Even the hosts she jousts with concede that Helga does her homework. She reads politics, history and religion voraciously, studies newspapers, watches television news-maker shows and keeps her information handy in a box of thick files.
"She's informed, articulate and wrong," Prell concluded.
Helga has debated welfare reform with former New York Gov. Mario Cuomo and called shows in Washington and elsewhere. She hasn't reached Rush Limbaugh or Larry King yet, but vows: "I'll keep trying; I'll call anyone who has an 800 number."
Helga, who came to the United States from Germany at age 7, is rTC married to a retired Army engineer. The mother of two children and grandmother of one, a bi-racial child, Helga describes herself as a born-again Christian Zionist American, a life member of Hadassah and vehemently antiracist and antiabortion.
Prell believes Helga's persistence goes beyond a hobby. "She needs acceptance.

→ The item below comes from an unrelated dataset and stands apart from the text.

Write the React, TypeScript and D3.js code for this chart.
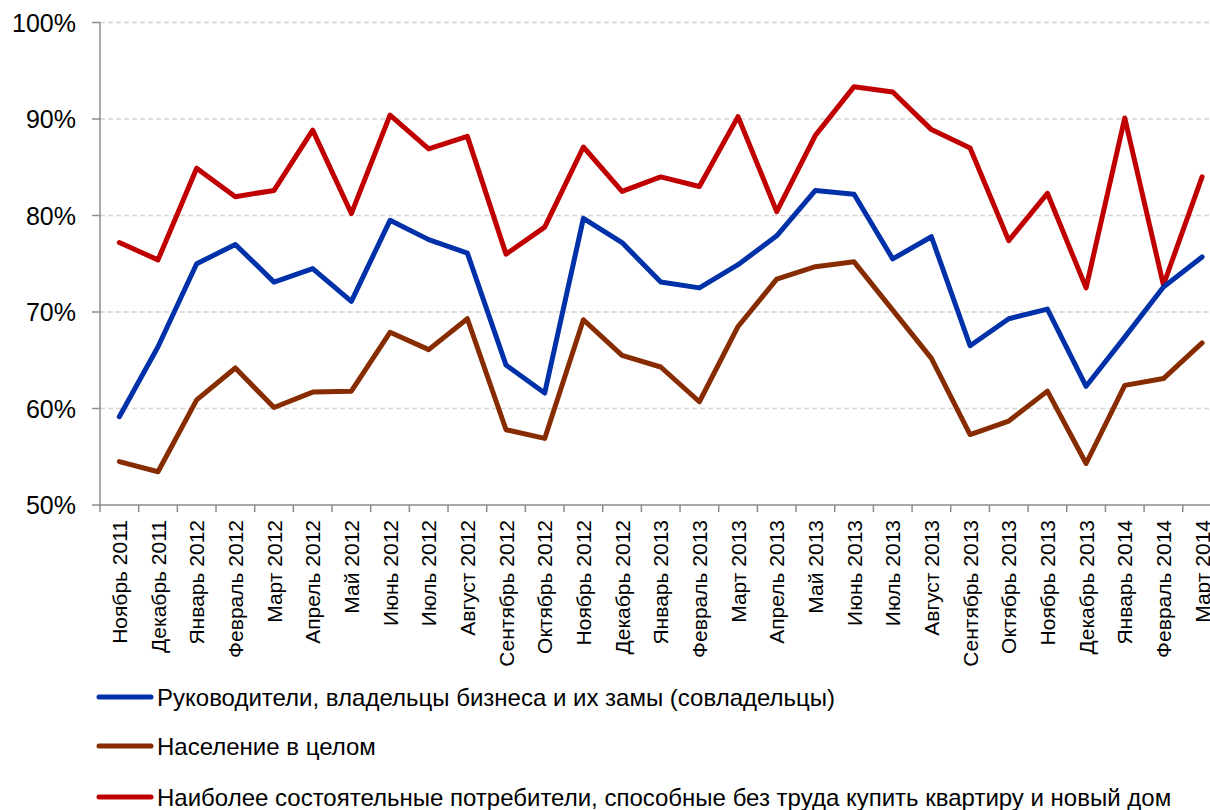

I think she spends more time thinking about being on the radio than I do." But, he said, she's welcome "as long as she remains entertaining."
Her favorite political target is the Clinton administration, so she and Prell play a game: He baits her and she sets an ambush.
"I kind of lay in wait for Allan. When something negative about Clinton comes up, I call," Helga said.
"She's there in her own little world, Helga-world," Prell said as he opened a recent skirmish.
"It hasn't been a good couple of weeks for the Clintons, has it?" she asked.
"You mean the GOP charges?" Prell replied. "Anti-Clinton people believe everything Al D'Amato says and everything the Clintons say is a lie. No matter what exculpatory material comes up the Clintons are lying, is that it?"
"The facts don't lie," Helga retorted. Prell hung up.
But it's not all "serious" political controversy between the two.
When Prell went to Las Vegas on holiday, fill-in personality Max Weiss held a Prell imitation contest. Helga called, as "Aldina," Prell's cousin. She said Prell's wife, "Sparky" had called her to come to Las Vegas because "he was out of control, pretending to be a one-armed bandit and yelling, 'feed me, feed me.' "
Prell was so amused that he broadcast the tape after his return from holiday.
Banned but not boring
Ron Smith, Prell's conservative colleague at WBAL, is no longer amused by Helga, however. He banned her from his show in January.
Helga was a regular caller "but after a time, we determined that she detracted from the show rather than added to it," Smith said. "She would indulge in repeated personal attacks on me. I don't do that to callers and I don't tolerate it."
Helga denies attacking Smith. She says he kicked her off his air "because he doesn't like anyone to disagree with him."
Helga's warmest reception has been from WCBM's largely conservative line-up, but they recall some fierce debates with the Westminster grandmother.
Les Kinsolving, who calls his show "uninhibited radio," has tangled with her over abortion and capital punishment. His liberal stand on both issues collides head-on with Helga's strict conservative views.
That's the best part, Kinsolving said. "She's absolutely splendid, enormously stimulating, and she has never ever been dull."